Is hospitality inversely related to a person's, or society's, affluence?
In Dilli Haat in New Delhi, in December 2006, a poor street performer/mendicant from Rajasthan removed the tunic and turban my great-aunt Ena had been admiring and gifted them to her with great ceremony; "from my body, to yours" he said.
People in Kyrgyzstan are unfailingly hospitable and incredibly, heartbreakingly generous. Strangers met on the street, striking up a conversation after giving directions, invite you to their home for plauf. Guests are highly respected, in true Islamic tradition, and hardly allowed to move a finger besides eating and making conversation. The questions are unending, sometimes childlike but always sincere and stemming from great curiosity about lands beyond the mountains and the former USSR.
Random people stop in the street and ask if I'm from Pakistan (the closest to a sub-continental most can immediately think of). When I say "men Sri Lanka-dan Keldim" I'm greeted with sheer delight at my smattering of Kyrgyz, and great compliments on my country's tea - the only reason people here know of Ceylon at all.
Do we have water melons in Sri Lanka? Rain? How often? What do people eat? Vegetariansky?? How on earth do I survive at home, let alone in meat-loving Kyrgyzstan?
Olyn, olyn - please, eat some more!
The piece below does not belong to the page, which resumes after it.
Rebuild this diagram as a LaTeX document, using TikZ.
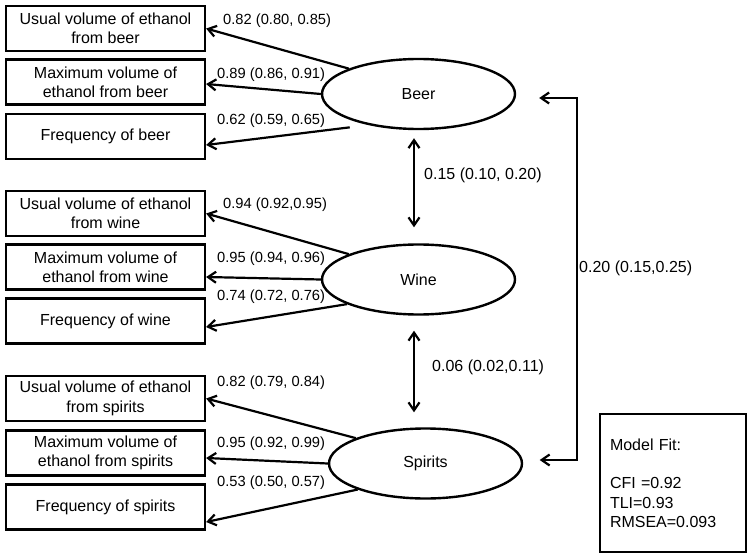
\documentclass[tikz,border=0pt]{standalone}
\usepackage{fontspec}
\setmainfont{Liberation Sans}
\usetikzlibrary{arrows.meta,shapes.geometric}
\begin{document}
\begin{tikzpicture}[x=1pt,y=-1pt,
  every node/.style={inner sep=0pt},
  obs/.style={draw,rectangle,line width=2.2pt,minimum width=199pt,minimum height=45pt,align=center,font=\fontsize{16}{19.3}\selectfont},
  lat/.style={draw,ellipse,line width=2.4pt,minimum width=193pt,minimum height=70pt,font=\fontsize{16}{19.3}\selectfont},
  load/.style={anchor=west,font=\fontsize{14.7}{17}\selectfont},
  corr/.style={anchor=west,font=\fontsize{16}{19}\selectfont},
  conn/.style={line width=2.2pt,-{Straight Barb[length=8pt,width=11pt]}},
  dconn/.style={line width=2.2pt,{Straight Barb[length=8pt,width=11pt]}-{Straight Barb[length=8pt,width=11pt]}},
]
\useasboundingbox (0,0) rectangle (752,559);

% observed boxes
\node[obs] (b1) at (105.5,28.5) {Usual volume of ethanol\\from beer};
\node[obs] (b2) at (105.5,82) {Maximum volume of\\ethanol from beer};
\node[obs] (b3) at (105.5,136.5) {Frequency of beer};
\node[obs] (w1) at (105.5,213.5) {Usual volume of ethanol\\from wine};
\node[obs] (w2) at (105.5,267) {Maximum volume of\\ethanol from wine};
\node[obs] (w3) at (105.5,321) {Frequency of wine};
\node[obs] (s1) at (105.5,398.5) {Usual volume of ethanol\\from spirits};
\node[obs] (s2) at (105.5,453) {Maximum volume of\\ethanol from spirits};
\node[obs] (s3) at (105.5,507) {Frequency of spirits};

% latent ellipses
\node[lat] (beer) at (418.5,94) {Beer};
\node[lat] (wine) at (418.5,279.5) {Wine};
\node[lat] (spirits) at (425.5,463.5) {Spirits};

% loadings
\draw[conn] (beer.160) -- (b1.east);
\draw[conn] (beer.west) -- ([yshift=-2pt]b2.east);
\draw[conn] ([xshift=-8pt,yshift=-5pt]beer.205) -- ([yshift=-8.5pt]b3.east);
\draw[conn] (wine.160) -- (w1.east);
\draw[conn] (wine.west) -- ([yshift=-10pt]w2.east);
\draw[conn] (wine.199.5) -- ([yshift=-6pt]w3.east);
\draw[conn] (spirits.160.6) -- (s1.east);
\draw[conn] (spirits.west) -- ([yshift=-5pt]s2.east);
\draw[conn] (spirits.201) -- ([yshift=-15pt]s3.east);

\node[load] (lb1) at (223,21) {0.82 (0.80, 0.85)};
\node[load] (lb2) at (217,75) {0.89 (0.86, 0.91)};
\node[load] (lb3) at (217,121) {0.62 (0.59, 0.65)};
\node[load] (lw1) at (223,205) {0.94 (0.92,0.95)};
\node[load] (lw2) at (217,259) {0.95 (0.94, 0.96)};
\node[load] (lw3) at (217,297) {0.74 (0.72, 0.76)};
\node[load] (ls1) at (217,383) {0.82 (0.79, 0.84)};
\node[load] (ls2) at (217,444) {0.95 (0.92, 0.99)};
\node[load] (ls3) at (217,483) {0.53 (0.50, 0.57)};

% correlations
\draw[dconn] ([xshift=-4.5pt,yshift=-8pt]beer.south) -- ([xshift=-4.5pt,yshift=16pt]wine.north);
\draw[dconn] ([xshift=-4.5pt,yshift=-15pt]wine.south) -- ([xshift=-11.5pt,yshift=15pt]spirits.north);
\draw[dconn] ([xshift=23pt,yshift=-4pt]beer.east) -- ++(38,0) |- ([xshift=16.5pt,yshift=3.5pt]spirits.east);

\node[corr] (c1) at (424,175) {0.15 (0.10, 0.20)};
\node[corr] (c2) at (432,367) {0.06 (0.02,0.11)};
\node[corr] (c3) at (579,268) {0.20 (0.15,0.25)};

% model fit
\node[draw,line width=2.2pt,minimum width=146pt,minimum height=138pt,text width=126pt,inner xsep=10pt,align=left,font=\fontsize{16}{19.3}\selectfont] (fit) at (673,483) {Model Fit:\\[19.3pt]CFI =0.92\\TLI=0.93\\RMSEA=0.093};
\end{tikzpicture}
\end{document}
Life revolves around food, preferably consumed lazing on a chaikana in a shady orchard, with great ceremony around breaking the bread with one's guests - sharing the naan that looks like a huge doughnut with a thin membrane of dough left where the hole should be - and plying them with chai
Visitors always remark on Sri Lankans' hospitality, and I'd say that hospitality increases with each mile travelled away from the bustling cities into the poorer hinterlands. Is there a link?